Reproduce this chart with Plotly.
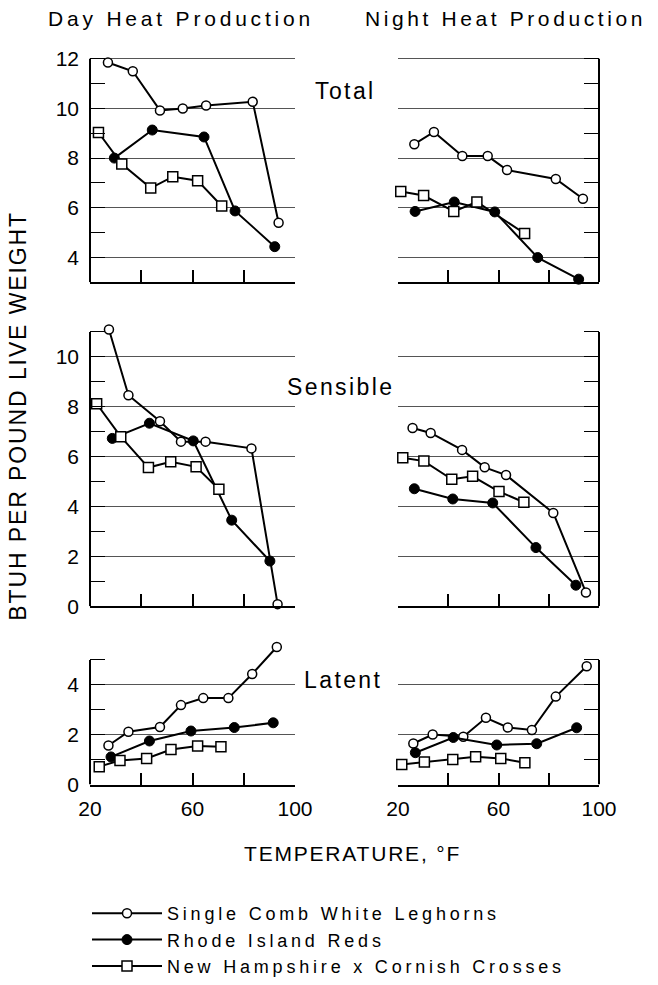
——
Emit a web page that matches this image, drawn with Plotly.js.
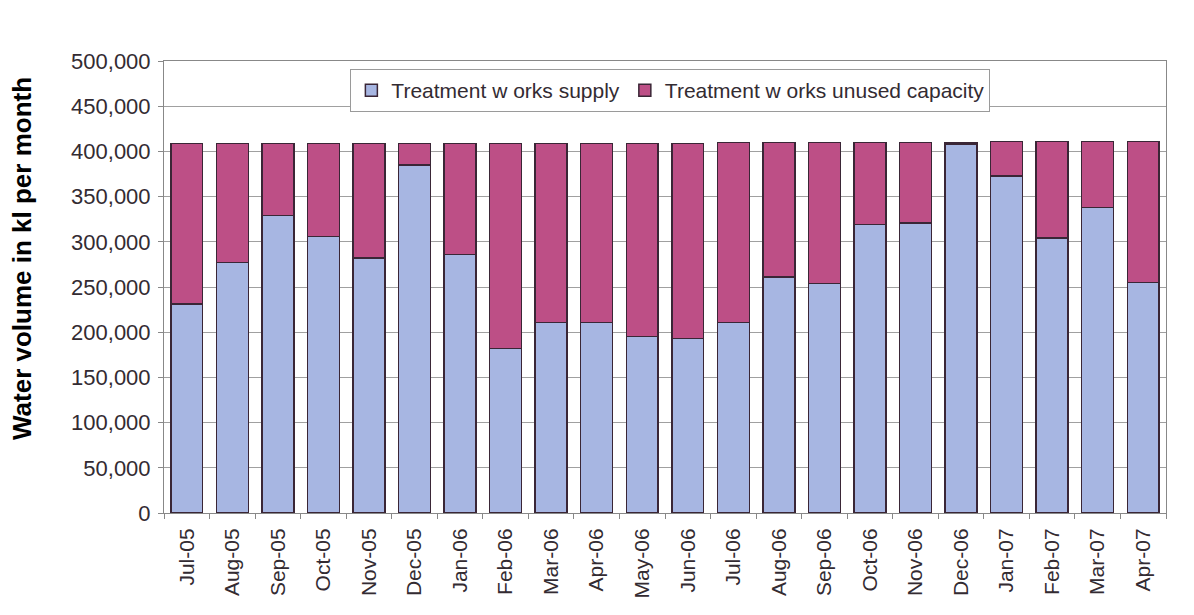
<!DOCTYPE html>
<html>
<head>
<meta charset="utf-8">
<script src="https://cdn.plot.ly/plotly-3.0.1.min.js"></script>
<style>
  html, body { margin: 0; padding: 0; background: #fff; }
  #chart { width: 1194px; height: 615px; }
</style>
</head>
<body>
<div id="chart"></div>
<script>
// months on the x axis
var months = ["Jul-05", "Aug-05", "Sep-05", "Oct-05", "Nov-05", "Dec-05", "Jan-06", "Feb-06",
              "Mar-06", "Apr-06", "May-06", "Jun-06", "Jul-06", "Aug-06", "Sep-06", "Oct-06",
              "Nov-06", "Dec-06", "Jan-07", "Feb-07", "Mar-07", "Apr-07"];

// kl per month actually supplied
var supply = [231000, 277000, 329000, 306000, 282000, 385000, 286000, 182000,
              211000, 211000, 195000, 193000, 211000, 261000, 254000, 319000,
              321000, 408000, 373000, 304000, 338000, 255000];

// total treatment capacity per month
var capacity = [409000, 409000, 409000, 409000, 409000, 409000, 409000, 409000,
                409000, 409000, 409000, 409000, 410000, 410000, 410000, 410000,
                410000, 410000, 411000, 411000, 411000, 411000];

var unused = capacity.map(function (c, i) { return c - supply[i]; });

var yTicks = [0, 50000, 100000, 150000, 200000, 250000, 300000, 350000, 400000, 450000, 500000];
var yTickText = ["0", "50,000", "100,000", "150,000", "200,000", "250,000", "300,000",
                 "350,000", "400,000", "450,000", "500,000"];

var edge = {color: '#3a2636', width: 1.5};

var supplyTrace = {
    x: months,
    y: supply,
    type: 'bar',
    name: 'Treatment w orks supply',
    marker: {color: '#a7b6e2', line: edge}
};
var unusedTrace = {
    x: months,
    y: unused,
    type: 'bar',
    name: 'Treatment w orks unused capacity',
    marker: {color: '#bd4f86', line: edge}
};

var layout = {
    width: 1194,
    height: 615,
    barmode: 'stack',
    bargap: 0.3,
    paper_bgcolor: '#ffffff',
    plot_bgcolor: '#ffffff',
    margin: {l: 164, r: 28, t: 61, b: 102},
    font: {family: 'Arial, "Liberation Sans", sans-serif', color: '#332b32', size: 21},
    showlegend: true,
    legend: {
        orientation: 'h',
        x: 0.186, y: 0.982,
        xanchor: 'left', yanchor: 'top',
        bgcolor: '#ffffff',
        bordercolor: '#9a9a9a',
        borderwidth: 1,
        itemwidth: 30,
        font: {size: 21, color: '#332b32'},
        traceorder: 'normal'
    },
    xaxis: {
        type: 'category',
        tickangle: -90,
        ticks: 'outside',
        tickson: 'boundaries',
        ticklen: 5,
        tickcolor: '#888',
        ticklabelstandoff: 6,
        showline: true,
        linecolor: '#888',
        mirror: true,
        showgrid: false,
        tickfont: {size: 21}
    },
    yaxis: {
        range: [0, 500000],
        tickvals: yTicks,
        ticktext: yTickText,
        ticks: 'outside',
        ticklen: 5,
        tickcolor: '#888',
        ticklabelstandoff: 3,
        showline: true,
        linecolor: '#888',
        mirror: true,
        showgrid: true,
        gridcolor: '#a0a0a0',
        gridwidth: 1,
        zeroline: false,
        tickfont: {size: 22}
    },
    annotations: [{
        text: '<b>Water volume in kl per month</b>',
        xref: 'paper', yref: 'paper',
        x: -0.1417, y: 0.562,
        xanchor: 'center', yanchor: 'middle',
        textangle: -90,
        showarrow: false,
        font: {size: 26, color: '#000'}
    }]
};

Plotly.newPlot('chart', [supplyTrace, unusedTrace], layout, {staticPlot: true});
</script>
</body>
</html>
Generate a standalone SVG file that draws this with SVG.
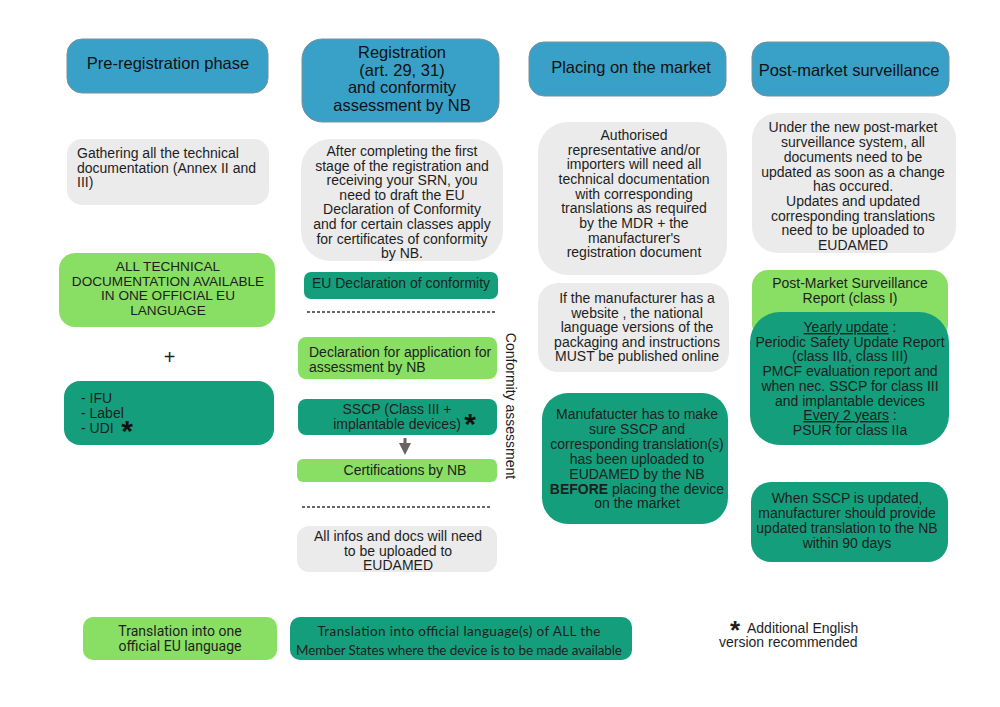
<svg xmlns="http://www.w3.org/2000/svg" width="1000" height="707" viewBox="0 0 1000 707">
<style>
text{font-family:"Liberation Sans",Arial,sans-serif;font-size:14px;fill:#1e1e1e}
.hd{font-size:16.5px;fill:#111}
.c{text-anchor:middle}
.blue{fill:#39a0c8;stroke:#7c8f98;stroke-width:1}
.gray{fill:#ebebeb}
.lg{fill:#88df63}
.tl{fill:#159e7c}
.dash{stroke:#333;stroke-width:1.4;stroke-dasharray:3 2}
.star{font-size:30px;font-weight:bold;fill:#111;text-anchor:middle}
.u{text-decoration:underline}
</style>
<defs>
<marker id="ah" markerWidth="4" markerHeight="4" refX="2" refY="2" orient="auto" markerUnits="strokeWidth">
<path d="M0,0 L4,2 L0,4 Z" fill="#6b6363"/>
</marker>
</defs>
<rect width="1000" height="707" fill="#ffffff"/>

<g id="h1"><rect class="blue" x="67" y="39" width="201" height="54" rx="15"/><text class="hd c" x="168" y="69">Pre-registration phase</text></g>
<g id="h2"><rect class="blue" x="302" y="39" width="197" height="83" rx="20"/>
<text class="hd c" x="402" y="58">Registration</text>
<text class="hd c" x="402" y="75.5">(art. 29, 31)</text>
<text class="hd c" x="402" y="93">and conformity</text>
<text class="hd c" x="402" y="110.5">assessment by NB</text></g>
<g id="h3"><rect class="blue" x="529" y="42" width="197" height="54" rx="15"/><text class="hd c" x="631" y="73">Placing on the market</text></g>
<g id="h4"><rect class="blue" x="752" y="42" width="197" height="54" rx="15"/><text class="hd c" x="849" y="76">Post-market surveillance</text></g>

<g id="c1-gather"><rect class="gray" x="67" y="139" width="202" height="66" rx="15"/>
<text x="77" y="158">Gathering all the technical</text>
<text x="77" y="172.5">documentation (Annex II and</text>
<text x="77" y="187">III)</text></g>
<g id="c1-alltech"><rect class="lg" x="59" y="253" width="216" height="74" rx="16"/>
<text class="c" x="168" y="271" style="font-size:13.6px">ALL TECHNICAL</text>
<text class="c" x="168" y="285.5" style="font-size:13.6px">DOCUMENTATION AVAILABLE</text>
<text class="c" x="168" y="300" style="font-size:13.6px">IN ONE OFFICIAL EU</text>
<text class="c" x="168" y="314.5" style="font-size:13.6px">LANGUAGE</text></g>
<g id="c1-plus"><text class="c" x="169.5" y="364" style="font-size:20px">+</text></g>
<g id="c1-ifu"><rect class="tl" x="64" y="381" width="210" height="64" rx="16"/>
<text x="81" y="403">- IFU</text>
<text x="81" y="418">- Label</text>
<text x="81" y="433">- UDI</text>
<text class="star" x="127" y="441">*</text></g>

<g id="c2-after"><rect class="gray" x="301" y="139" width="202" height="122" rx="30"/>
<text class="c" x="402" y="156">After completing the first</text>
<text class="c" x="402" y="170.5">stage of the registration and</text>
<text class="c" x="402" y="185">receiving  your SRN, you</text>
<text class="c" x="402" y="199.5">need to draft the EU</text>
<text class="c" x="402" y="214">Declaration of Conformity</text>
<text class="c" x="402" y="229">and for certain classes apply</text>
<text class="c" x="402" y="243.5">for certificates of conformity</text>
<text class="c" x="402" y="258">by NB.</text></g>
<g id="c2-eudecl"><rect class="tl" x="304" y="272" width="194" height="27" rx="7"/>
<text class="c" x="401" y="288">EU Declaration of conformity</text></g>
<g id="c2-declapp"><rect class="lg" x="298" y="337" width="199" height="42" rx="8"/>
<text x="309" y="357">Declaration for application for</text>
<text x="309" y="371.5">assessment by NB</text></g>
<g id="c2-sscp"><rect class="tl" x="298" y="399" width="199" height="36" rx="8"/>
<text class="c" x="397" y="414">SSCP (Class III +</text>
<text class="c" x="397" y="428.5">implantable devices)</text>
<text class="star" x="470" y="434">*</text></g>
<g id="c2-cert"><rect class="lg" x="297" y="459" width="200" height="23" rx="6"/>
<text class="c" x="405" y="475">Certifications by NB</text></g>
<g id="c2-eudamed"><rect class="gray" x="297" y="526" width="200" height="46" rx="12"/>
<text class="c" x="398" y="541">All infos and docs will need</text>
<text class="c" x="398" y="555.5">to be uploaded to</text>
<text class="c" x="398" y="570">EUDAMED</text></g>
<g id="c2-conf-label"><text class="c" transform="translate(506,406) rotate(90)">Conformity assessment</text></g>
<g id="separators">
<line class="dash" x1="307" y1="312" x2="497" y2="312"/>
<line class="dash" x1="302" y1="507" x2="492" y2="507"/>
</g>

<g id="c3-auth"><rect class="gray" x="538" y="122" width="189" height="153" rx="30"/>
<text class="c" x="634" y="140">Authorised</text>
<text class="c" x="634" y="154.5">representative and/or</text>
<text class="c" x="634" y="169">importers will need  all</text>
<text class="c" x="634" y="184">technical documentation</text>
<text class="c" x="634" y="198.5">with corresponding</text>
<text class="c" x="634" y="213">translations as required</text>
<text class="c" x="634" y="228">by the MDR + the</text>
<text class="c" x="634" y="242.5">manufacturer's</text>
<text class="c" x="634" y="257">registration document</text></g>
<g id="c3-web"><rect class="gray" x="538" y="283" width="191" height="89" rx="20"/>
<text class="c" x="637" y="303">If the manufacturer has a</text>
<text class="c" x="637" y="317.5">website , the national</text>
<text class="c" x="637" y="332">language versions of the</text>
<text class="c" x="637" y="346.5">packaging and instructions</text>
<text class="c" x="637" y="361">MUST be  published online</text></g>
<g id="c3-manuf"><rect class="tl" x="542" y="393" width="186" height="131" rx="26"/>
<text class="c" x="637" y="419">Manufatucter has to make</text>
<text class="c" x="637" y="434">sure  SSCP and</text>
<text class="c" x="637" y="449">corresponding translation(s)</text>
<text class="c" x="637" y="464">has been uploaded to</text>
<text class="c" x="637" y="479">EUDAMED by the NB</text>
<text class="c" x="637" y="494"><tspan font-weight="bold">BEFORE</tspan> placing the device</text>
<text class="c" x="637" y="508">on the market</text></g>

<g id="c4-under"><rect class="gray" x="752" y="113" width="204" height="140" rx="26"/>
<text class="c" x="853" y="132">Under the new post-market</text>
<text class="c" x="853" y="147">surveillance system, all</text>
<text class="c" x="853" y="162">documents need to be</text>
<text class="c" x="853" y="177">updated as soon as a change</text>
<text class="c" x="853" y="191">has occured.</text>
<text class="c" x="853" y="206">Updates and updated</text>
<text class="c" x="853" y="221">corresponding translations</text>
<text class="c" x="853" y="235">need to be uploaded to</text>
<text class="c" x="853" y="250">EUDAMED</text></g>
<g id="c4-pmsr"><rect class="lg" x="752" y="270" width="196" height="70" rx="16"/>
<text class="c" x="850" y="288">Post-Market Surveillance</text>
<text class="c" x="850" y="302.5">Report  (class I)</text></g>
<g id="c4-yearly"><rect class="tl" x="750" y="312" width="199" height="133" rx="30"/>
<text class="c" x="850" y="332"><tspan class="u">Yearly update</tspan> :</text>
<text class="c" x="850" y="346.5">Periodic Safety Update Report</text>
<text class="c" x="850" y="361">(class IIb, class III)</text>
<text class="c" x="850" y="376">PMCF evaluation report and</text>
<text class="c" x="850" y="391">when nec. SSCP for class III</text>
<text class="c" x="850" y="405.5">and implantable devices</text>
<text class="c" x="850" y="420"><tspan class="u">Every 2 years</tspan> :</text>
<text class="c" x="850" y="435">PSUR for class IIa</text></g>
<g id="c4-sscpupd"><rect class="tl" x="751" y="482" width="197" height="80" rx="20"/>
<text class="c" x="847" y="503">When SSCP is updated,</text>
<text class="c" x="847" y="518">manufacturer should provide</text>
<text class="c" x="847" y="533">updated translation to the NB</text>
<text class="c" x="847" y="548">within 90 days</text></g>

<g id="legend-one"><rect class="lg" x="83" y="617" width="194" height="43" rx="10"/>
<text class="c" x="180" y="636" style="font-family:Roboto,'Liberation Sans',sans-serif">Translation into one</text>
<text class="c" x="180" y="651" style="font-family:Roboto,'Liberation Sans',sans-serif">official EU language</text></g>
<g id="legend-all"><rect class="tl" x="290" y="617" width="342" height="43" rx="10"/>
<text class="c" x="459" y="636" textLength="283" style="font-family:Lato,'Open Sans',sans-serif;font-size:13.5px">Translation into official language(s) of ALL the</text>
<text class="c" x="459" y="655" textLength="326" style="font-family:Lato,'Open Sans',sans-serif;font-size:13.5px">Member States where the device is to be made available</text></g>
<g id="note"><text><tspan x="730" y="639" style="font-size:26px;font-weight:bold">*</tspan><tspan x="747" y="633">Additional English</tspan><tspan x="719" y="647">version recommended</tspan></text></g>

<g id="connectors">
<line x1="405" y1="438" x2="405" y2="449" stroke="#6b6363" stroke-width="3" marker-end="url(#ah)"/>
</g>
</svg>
——
● Directions: Exactly as they stand, quote the lines beginning with the one that contains "Emit a web page" and ending with the one that contains "var unused = capacity.map(function", with no pictures.

● Completed task:
Emit a web page that matches this image, drawn with Plotly.js.
<!DOCTYPE html>
<html>
<head>
<meta charset="utf-8">
<script src="https://cdn.plot.ly/plotly-3.0.1.min.js"></script>
<style>
  html, body { margin: 0; padding: 0; background: #fff; }
  #chart { width: 1194px; height: 615px; }
</style>
</head>
<body>
<div id="chart"></div>
<script>
// months on the x axis
var months = ["Jul-05", "Aug-05", "Sep-05", "Oct-05", "Nov-05", "Dec-05", "Jan-06", "Feb-06",
              "Mar-06", "Apr-06", "May-06", "Jun-06", "Jul-06", "Aug-06", "Sep-06", "Oct-06",
              "Nov-06", "Dec-06", "Jan-07", "Feb-07", "Mar-07", "Apr-07"];

// kl per month actually supplied
var supply = [231000, 277000, 329000, 306000, 282000, 385000, 286000, 182000,
              211000, 211000, 195000, 193000, 211000, 261000, 254000, 319000,
              321000, 408000, 373000, 304000, 338000, 255000];

// total treatment capacity per month
var capacity = [409000, 409000, 409000, 409000, 409000, 409000, 409000, 409000,
                409000, 409000, 409000, 409000, 410000, 410000, 410000, 410000,
                410000, 410000, 411000, 411000, 411000, 411000];

var unused = capacity.map(function (c, i) { return c - supply[i]; });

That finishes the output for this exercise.